Which is why Ferrovial Services, together with Plymouth City Council and the Centre of Excellence for Cities, trialled a technical improvement which allows traffic lights to ‘see’ approaching pedestrians using Artificial Intelligence.
Design of the world’s first traffic light is credited to John Peake Knight, an engineer specialising in railway signals, and appeared in 1968 in the UK. That’s already 150 years ago! Knight had been directing trains on different tracks using gas lights, colours and whistles, but one day he went a step further.
He approached the Commissioner of the Metropolitan Police and proposed using a signalling system on the streets of London. Three years later, the first traffic lights were installed at the junction of Great George Street and Bridge Street. It was a huge success. Technology has obviously moved on since then, but we still haven’t found a better way of assigning priority to the different mobilities.
This first traffic light consisted of two lanterns, one green and one red, using gas and a whistle. The first three-colour traffic light appeared in Detroit in 1920 to warn of the change from green to red, and the first electric traffic light in 1953. The first traffic lights in London worked as follows:
- Red meant you had to stop;
- Green signalled you could proceed;
- The whistle indicated who had right of way:
- one blow on the whistle: the traffic on the street;
- two blows on the whistle: the traffic on the avenue.
Today we would see this as a rudimentary invention, yet our cities are full of different versions of it – and the truth is that they deal with traffic better than anything else that has ever been tried. Today, a plaque marks the location at which that first traffic light helped to manage road mobility.
Managing urban mobility is crucial
When we talk of mobility we tend to think of cars, but this is not the only mobility that has to be managed, often without using highly advanced technological applications.

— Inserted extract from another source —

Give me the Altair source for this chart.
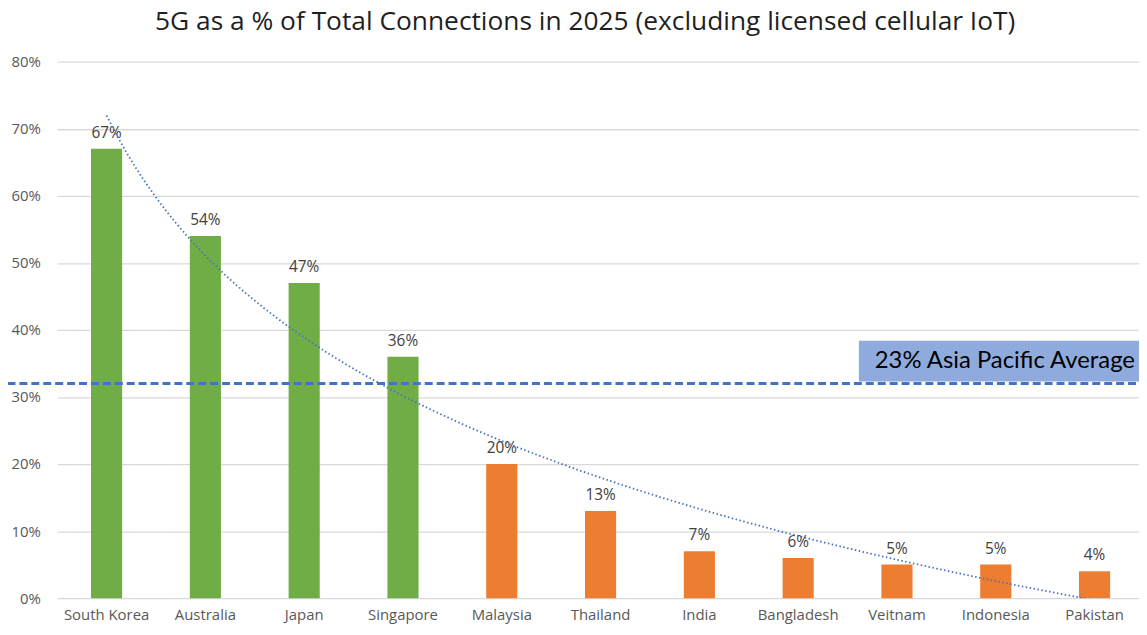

Again in the UK, this time in Liverpool, retail chain Argos ‘installed’ a fast-track lane on the pavement to help overcome people’s frustration at not being able to advance quickly.
Statistics show that 31% of pedestrians feel frustrated when having to walk at low speeds to avoid dawdlers, elderly people, people carrying a heavy load, or parents pushing prams. These people would benefit from a fast track lane, according to The Guardian. And the magic of this? Just as in the case of the box for booking your turn to cross the street, it doesn’t need to be installed on your phone and it is easy to use.
We saw a similar example in China years ago, where a special lane for phonebies (phone + zombies) – pedestrians walking with phone in hand – was provided. Text walking lanes were successfully introduced in Antwerp (Belgium) and now help to manage mobility.
Closer to home, Madrid’s saturated city centre saw pedestrian one-way streets for a few days over the Christmas period in 2017, in an attempt to avoid agglomerations getting worse. As if they were car lanes, pedestrians could only walk in a certain direction.
Traffic lights, devices to request permission to cross, and different types of pedestrian lanes. Sometimes, the technology required to provide city access to a certain group can be something as simple as line painted on the ground, although our mind is always thinking of more devices and more technology.